© JUNGE FREIHEIT Verlag GmbH & Co.  www.jungefreiheit.de    21/02 17. Mai 2002


FDP
Das Phänomen Westerwelle
Dieter Stein

Man muß die FDP wegen ihrer vertretenen Inhalte nicht mögen. Inzwischen muß man aber anerkennen, daß es der bislang angegrauten und verstaubten Honoratioren-Truppe unter dem Vorsitzenden Guido Westerwelle gelungen ist, einen ungeahnten Aufschwung zu nehmen.

Noch vor kurzem taumelte die Partei, die Altkanzler Helmut Kohl als Koalitionspartner bis zum bitteren Ende gefolgt ist, von einer Wahlschlappe zur nächsten. Schon hörte mancher das Totenglöckchen klingen und Joseph Fischer mit seinen liberal gelifteten Grünen die Erbschaft der FDP antreten. Es fehlte im Grunde dem ehemaligen Turnschuhträger nur noch der legendäre gelbe Pollunder Hans-Dietrich Genschers und die Freie Demokratische Partei wäre endgültig über die Wupper gegangen.

Sicher: Wenn die FDP mit Pornosternchen Reklame macht, dann ist das widerlich. Lächerlich fanden es viele, als Guido Westerwelle vor gut einem Jahr in den "Countainer" der "Reality-Soap" "Big Brother" stieg und statt mit Bildungsbürgern von der Toskana- mit den Halbstarken der Mallorca-Fraktion vor laufender Kamera diskutierte.

Westerwelle hat nicht nur zielsicher die FDP in seine Hand gebracht, er hatte auch den richtigen Riecher dafür, wie die Strategie von Schröder, aber auch von Stoiber zu durchkreuzen ist, die Bundestagswahl am 22. September nach US-amerikanischem Vorbild von einem Parteien- auf einen Personenwahlkampf zwischen zwei Spitzenpolitikern zu reduzieren - nach dem Schröderschen Motto "Er oder ich".
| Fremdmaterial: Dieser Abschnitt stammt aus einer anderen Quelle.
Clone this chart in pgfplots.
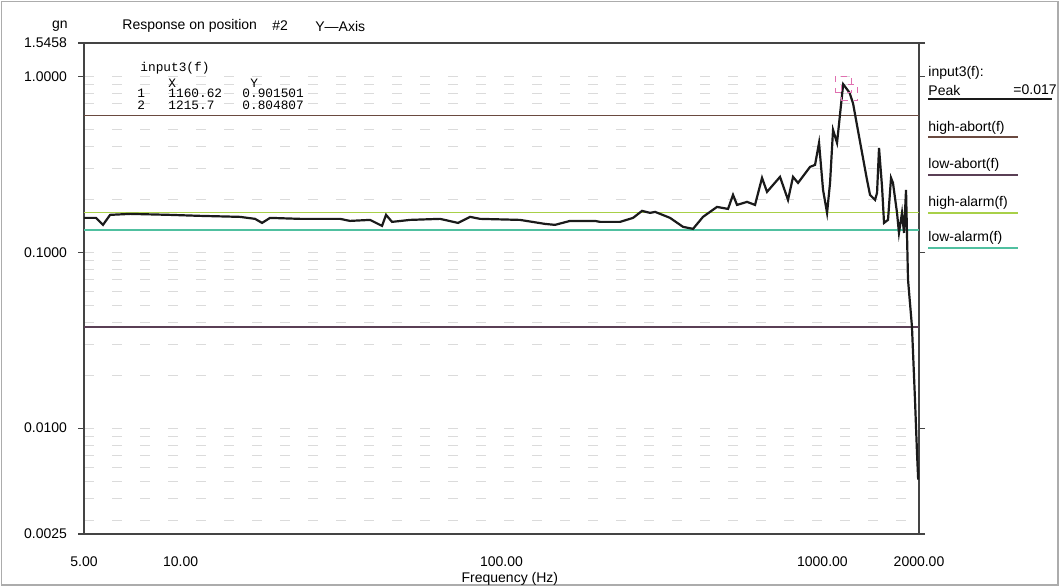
\documentclass[border=0pt]{standalone}
\usepackage{pgfplots}
\pgfplotsset{compat=1.18}
\usepackage{pgfplotstable}
\usepackage{fontspec}
\setmainfont{Liberation Sans}
\newfontfamily\monofont{Liberation Mono}
\definecolor{curvecol}{HTML}{1A1A1A}
\definecolor{highabort}{HTML}{6A4A40}
\definecolor{lowabort}{HTML}{5A3F55}
\definecolor{highalarm}{HTML}{A8D048}
\definecolor{lowalarm}{HTML}{50C0A0}
\definecolor{cursorpink}{HTML}{E070B0}
\definecolor{framecol}{HTML}{444444}

\pgfplotstableread{
f v
5.00 0.1567
5.45 0.1567
5.73 0.1430
6.03 0.1630
6.96 0.1651
9.27 0.1630
11.49 0.1609
15.31 0.1588
17.06 0.1547
17.94 0.1467
19.00 0.1567
23.55 0.1547
31.40 0.1547
33.72 0.1506
38.94 0.1526
42.43 0.1411
43.67 0.1630
45.59 0.1487
51.88 0.1526
64.34 0.1547
73.20 0.1467
79.81 0.1588
85.71 0.1547
114.2 0.1526
136.7 0.1448
146.8 0.1430
163.5 0.1506
195.6 0.1506
202.8 0.1487
234.1 0.1487
257.0 0.1567
274.1 0.1717
290.3 0.1673
300.9 0.1695
335.1 0.1567
367.9 0.1393
395.2 0.1357
424.5 0.1588
469.4 0.1809
508.0 0.1762
526.5 0.2118
541.9 0.1857
582.2 0.1932
616.6 0.1857
648.4 0.2645
672.0 0.2202
737.7 0.2680
781.3 0.1983
809.9 0.2680
839.5 0.2477
915.0 0.3054
948.4 0.3136
976.0 0.4182
1004.5 0.2261
1033.8 0.1673
1056.2 0.2477
1079.2 0.4959
1110.5 0.4182
1160.62 0.901501
1215.7 0.804807
1246 0.7000
1291 0.4900
1377 0.2576
1407 0.2118
1459 0.1983
1480 0.2174
1501 0.3917
1534 0.2351
1556 0.1467
1601 0.1526
1636 0.2645
1659 0.2477
1708 0.1673
1732 0.1287
1770 0.1673
1796 0.1287
1822 0.2261
1848 0.0700
1901 0.0378
1943 0.01455
1971 0.00727
1988 0.00510
2000 0.0058
}\resp

\begin{document}
\begin{tikzpicture}[font=\fontsize{7}{8.4}\selectfont]
\useasboundingbox (0,0) rectangle (529.5pt,293pt);
\draw[gray!65, line width=0.9pt] (0.7pt,0.7pt) rectangle (528.8pt,292.3pt);
\begin{axis}[
  at={(42pt,26pt)}, anchor=south west,
  scale only axis, width=417.5pt, height=245.5pt,
  xmode=log, ymode=log,
  xmin=5, xmax=2000, ymin=0.0025, ymax=1.5458,
  xtick={5,10,100,1000,2000},
  xticklabels={5.00,10.00,100.00,1000.00,2000.00},
  ytick={0.0025,0.01,0.1,1,1.5458},
  yticklabels={0.0025,0.0100,0.1000,1.0000,1.5458},
  xminorticks=false,
  minor ytick={0.003,0.004,0.005,0.006,0.007,0.008,0.009,0.02,0.03,0.04,0.05,0.06,0.07,0.08,0.09,0.2,0.3,0.4,0.5,0.6,0.7,0.8,0.9},
  minor tick length=0pt,
  yminorgrids=true, ymajorgrids=true,
  grid style={gray!28, dash pattern=on 5pt off 9pt, line width=0.5pt},
  minor grid style={gray!28, dash pattern=on 5pt off 9pt, line width=0.5pt},
  axis line style={draw=framecol, line width=0.7pt},
  tick align=outside,
  major tick length=3pt,
  xtick style={draw=none},
  ytick style={draw=framecol, line width=0.6pt},
  /pgf/number format/assume math mode=true,
  xticklabel style={anchor=center, yshift=-11pt},
  yticklabel style={anchor=east, xshift=-2pt},
  xlabel={Frequency (Hz)},
  xlabel style={at={(axis description cs:0.51,0)}, anchor=center, yshift=-22.5pt},
]
\addplot[draw=highabort, line width=0.8pt] coordinates {(5,0.6) (2000,0.6)};
\addplot[draw=lowabort, line width=0.8pt] coordinates {(5,0.0375) (2000,0.0375)};
\addplot[draw=highalarm, line width=0.8pt] coordinates {(5,0.1683) (2000,0.1683)};
\addplot[draw=lowalarm, line width=0.8pt] coordinates {(5,0.1337) (2000,0.1337)};
\addplot[draw=curvecol, line width=1.1pt] table[x=f,y=v]{\resp};
\addplot[only marks, mark=square, mark size=4pt, mark options={draw=cursorpink, dashed, line width=0.45pt}] coordinates {(1160.62,0.901501) (1215.7,0.804807)};
\end{axis}
% header
\node at (30pt,280pt) {gn};
\node[anchor=west, inner sep=0pt] at (61pt,280pt) {Response on position};
\node[anchor=west, inner sep=0pt] at (136pt,280pt) {\#2};
\node[anchor=west, inner sep=0pt] at (157.5pt,280pt) {Y—Axis};
% cursor table
\begin{scope}[font=\monofont\fontsize{6.4}{7.5}\selectfont, inner sep=0pt]
\node[anchor=west] at (70pt,259pt) {input3(f)};
\node[anchor=west] at (84pt,251.5pt) {X};
\node[anchor=west] at (125pt,251.5pt) {Y};
\node[anchor=west] at (68.5pt,246.5pt) {1};
\node[anchor=west] at (84pt,246.5pt) {1160.62};
\node[anchor=west] at (121pt,246.5pt) {0.901501};
\node[anchor=west] at (68.5pt,240.5pt) {2};
\node[anchor=west] at (84pt,240.5pt) {1215.7};
\node[anchor=west] at (121pt,240.5pt) {0.804807};
\end{scope}
% legend
\node[anchor=west, inner sep=0pt] at (464pt,256.5pt) {input3(f):};
\node[anchor=west, inner sep=0pt] at (464pt,248pt) {Peak};
\node[anchor=west, inner sep=0pt] at (506.5pt,248pt) {=0.017};
\draw[curvecol, line width=0.8pt] (464pt,243.5pt) -- (526pt,243.5pt);
\node[anchor=west, inner sep=0pt] at (464pt,229pt) {high-abort(f)};
\draw[highabort, line width=0.7pt] (464pt,224.5pt) -- (509pt,224.5pt);
\node[anchor=west, inner sep=0pt] at (464pt,210.5pt) {low-abort(f)};
\draw[lowabort, line width=0.7pt] (464pt,205.5pt) -- (509pt,205.5pt);
\node[anchor=west, inner sep=0pt] at (464pt,191.5pt) {high-alarm(f)};
\draw[highalarm, line width=0.7pt] (464pt,186.5pt) -- (509pt,186.5pt);
\node[anchor=west, inner sep=0pt] at (464pt,174pt) {low-alarm(f)};
\draw[lowalarm, line width=0.7pt] (464pt,169pt) -- (509pt,169pt);
\end{tikzpicture}
\end{document}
In einer geschickt inszenierten Kampagne, die auch die Handschrift des umtriebigen FDP-Vize Jürgen W. Möllemanns trägt, überlagerte das Thema "Kanzlerkandidat Westerwelle" selbst bitterernste Themen wie den Mordanschlag auf den niederländischen Politiker Pim Fortuyn oder die Nahost-Politik.

Selbst das zum Skandal erhobene Interview des FDP-Anwärters und Ex-Grünen Jamal Karsli mit der JUNGEN FREIHEIT (siehe Bericht Seite 6) konnte den Schwung nicht bremsen.Es könnte sogar zu einer Situation kommen, in der die Fernsehsender, die die Streitgespräche mit Stoiber und Schröder veranstalten, gar nicht mehr anders können, als Westerwelle hinzuzubitten, wenn sie nicht auf eine gute Einschaltquote verzichten wollen.

Gänzlich wird die Verwirrung perfekt sein, falls sich die auch PDS entscheiden sollte, ihren mittlerweile im Amt des Berliner Wirtschaftssenators immer blasser wirkenden "Talkshow"-Profi Gregor Gysi zum Kanzlerkandidaten zu küren. Dann blieben nur noch die verhärmten Grünen mit dem zerfurchten, grüblerischen Gesicht Joseph Fischers als beleidigte Leberwurst zurück.

Kurz: Viele sehen die Bundestagswahl mit Spannung auf sich zukommen und haben das Gefühl, die parteipolitische Szene bekommt mehr Farbe. Doch Westerwelle ist eben kein deutscher Pim Fortuyn, und wer Westerwelle wählt, bekommt womöglich Dolly Buster als Familienministerin.